Set Guardrails Before Increasing Budget
- Coverage guardrail: when days of cover falls below threshold, budget steps down automatically.
- Margin guardrail: when ACOS stays above break-even ACOS, pause budget increases.
- Cash guardrail: when next PO cycle creates a cash gap, prioritize stock continuity over short-term volume.
These guardrails prevent growth from outrunning operational capacity and protect contribution margin quality.
Use Budget Tiers: Probe, Expand, Stabilize
A practical cadence is three-stage. Probe phase validates keyword quality and conversion structure. Expand phase raises budget in steps based on days of cover and inbound ETA confidence. Stabilize phase targets margin consistency and turnover quality.

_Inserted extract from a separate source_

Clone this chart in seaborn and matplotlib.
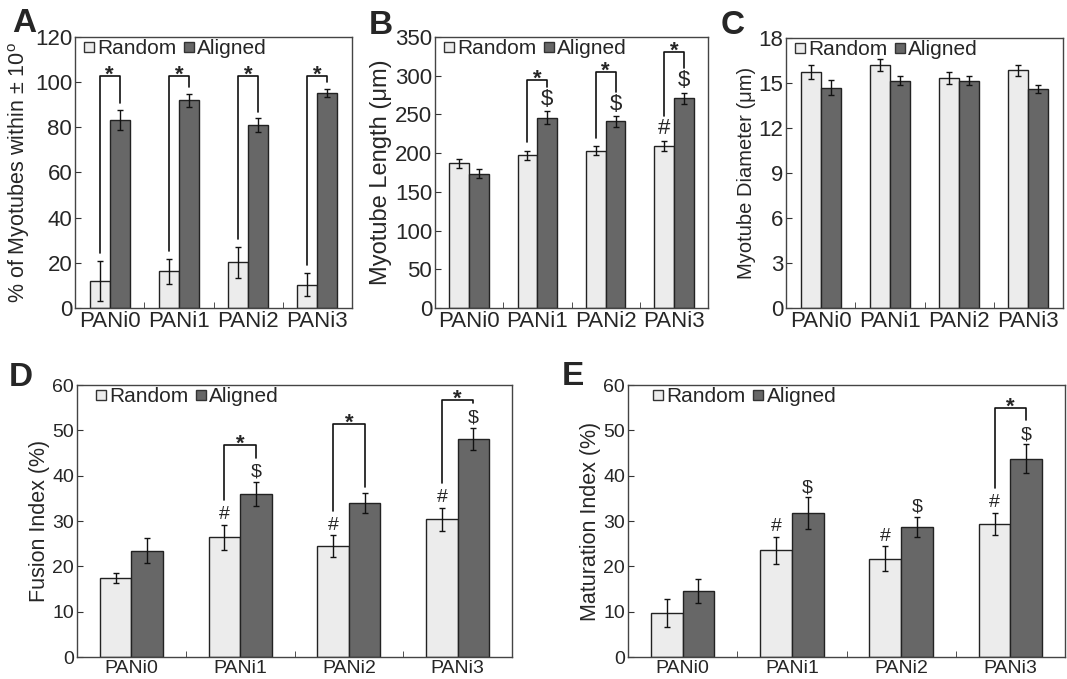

After each budget increase, observe at least one replenishment and payout window before stepping up again.
Replenishment Constraints Should Define Budget Ceiling
Budget changes reshape demand, demand reshapes reorder timing and cash needs. Run scenarios for baseline demand, +20% demand, and +40% demand, then compare stockout probability, cash lock-up, and inbound pressure before setting a new ceiling.
If stockout risk appears even in the +20% scenario, fix lead time and inbound reliability first. Recovering rank after stockouts is often more expensive than slower controlled scaling.
Weekly Sync Checklist
- Gap between actual ACOS and break-even ACOS is widening or narrowing.
- Inbound ETA delays require temporary budget downshifts.
- High-converting terms are crowded out by low-efficiency spend.
- Next purchase order size still fits expected cash before payout.
- Coupons, promos, and ads combined still keep unit profit positive.
FAQ
Should ad budget be scaled directly from sales targets?
Usually no. Confirm days of cover, inbound ETA reliability, and replenishment lead time first, then scale in controlled tiers.
How does budget cadence relate to break-even ACOS?
ACOS often rises during expansion. Set a break-even ACOS guardrail and automatic budget step-down rules before scaling.
Can budget keep increasing when replenishment is delayed?
In most cases no. Keep traffic stable first; over-driving demand before stock arrives increases stockout and ranking volatility risk.